Reviewed by Lee Shepherd
Bravo to the “Bolshitzky Ballet” for its marvelous parody of classical ballet Tuesday evening  (April 2) at Binghamton University’s Anderson Center for the Arts.
But looking beyond the tongue-in-cheek satire of classical ballet by the all-male cast dressed in tutus, tights and toe shoes, Les Ballets Trockadero de  Monte Carlo is a troupe of very fine and skilled dancers. With long, slim and elegant legs, coiffed in wigs and lots of makeup, they were given away by a hairy chest on one prima ballerina and hefty shoulders muscles on another.
I was expecting slapstick and broad comedy – what I got was humor; little bits of nonsense that punctuated the performance and were all the funnier for not pervading the entire evening.
Of course, there were the comedy clichés: the black swan shoving the white swan off stage in a fit of limelight-hogging jealousy … a wandering spotlight finding no dancer on stage … the extended curtain call by a diva and the hook that removed her …  infinite trouble with tutus … and references to Gangnam-style and other incongruous types of dance thrown into the mix. There were pratfalls and facial mugging and a drag on an oxygen tank after a particularly difficult pas de deux – you get the idea.
But all that aside, and in between the fol-de-rol, they executed the choreography of the classic Russian ballet with precision and prowess. For long moments, you’d forget this was a group of male dancers, and see only a finely synchronized corps de ballet.
On a personal note, I thought of the premise of the troupe as revenge on the male sex for every little girl (like myself) forced to dance in painful toe shoes. On another personal note, my cellist husband will never again play Saint-Saens’ Le Cygne without seeing a dying swan molting feathers all over the stage.

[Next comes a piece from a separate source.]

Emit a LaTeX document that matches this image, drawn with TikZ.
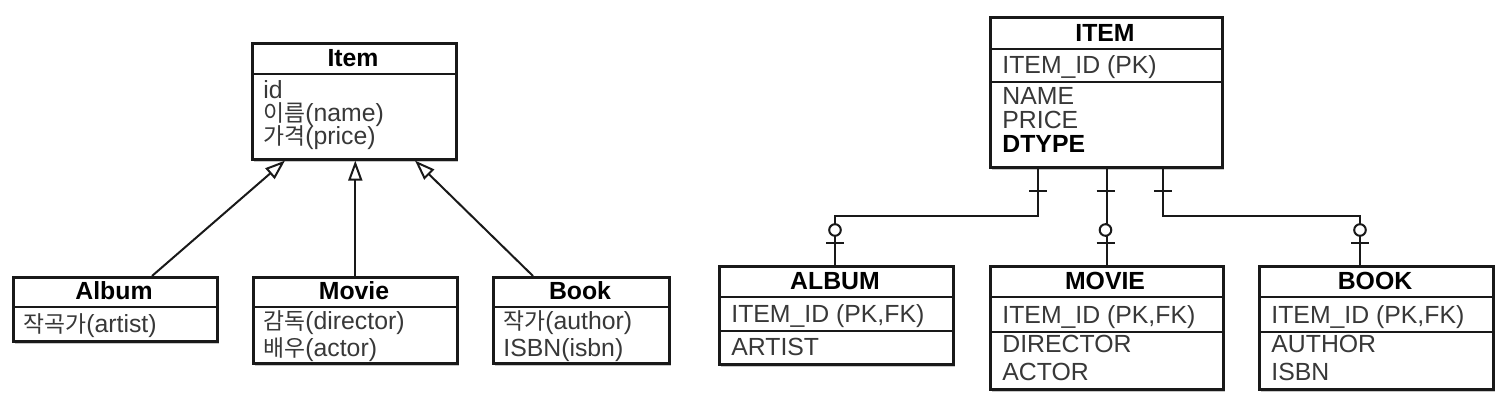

Les Ballets Trockadero de Monte Carlo, or the Trocks as the troupe is affectionately known, was formed in 1974 by a group of ballet enthusiasts for the purpose of presenting a playful, entertaining parody of classical ballet. Since then, the men have traveled worldwide and established themselves as a major global dance phenomenon.  Company biographies show they hail from Italy, France, South Africa, Cuba, Colombia, Spain and the United States and have trained at the some of the most prestigious dance schools around the globe.
But you have to hunt for their real names in the program. The more prominent “Meet the Artists” section presents: Nadia Doumiafeyva, Lariska Dumbchenko, Nina Immobilashvili, Natalie Kleptopovska, Marina Plezegetovstageskaya and other “notables” of the Russian ballet scene.
The accompanying biographies are a hoot – Moussia Shebarkarova, for example, was “a celebrated child prodigy back in the Brezhnev era, (who) astounded her parents at the age of two by taking a correspondence course in ballet. Sadly, due to the unreliable Russian postal system, she has only just graduated.”
The program itself is an item to treasure, along with the memory of a wonderful evening at the ballet.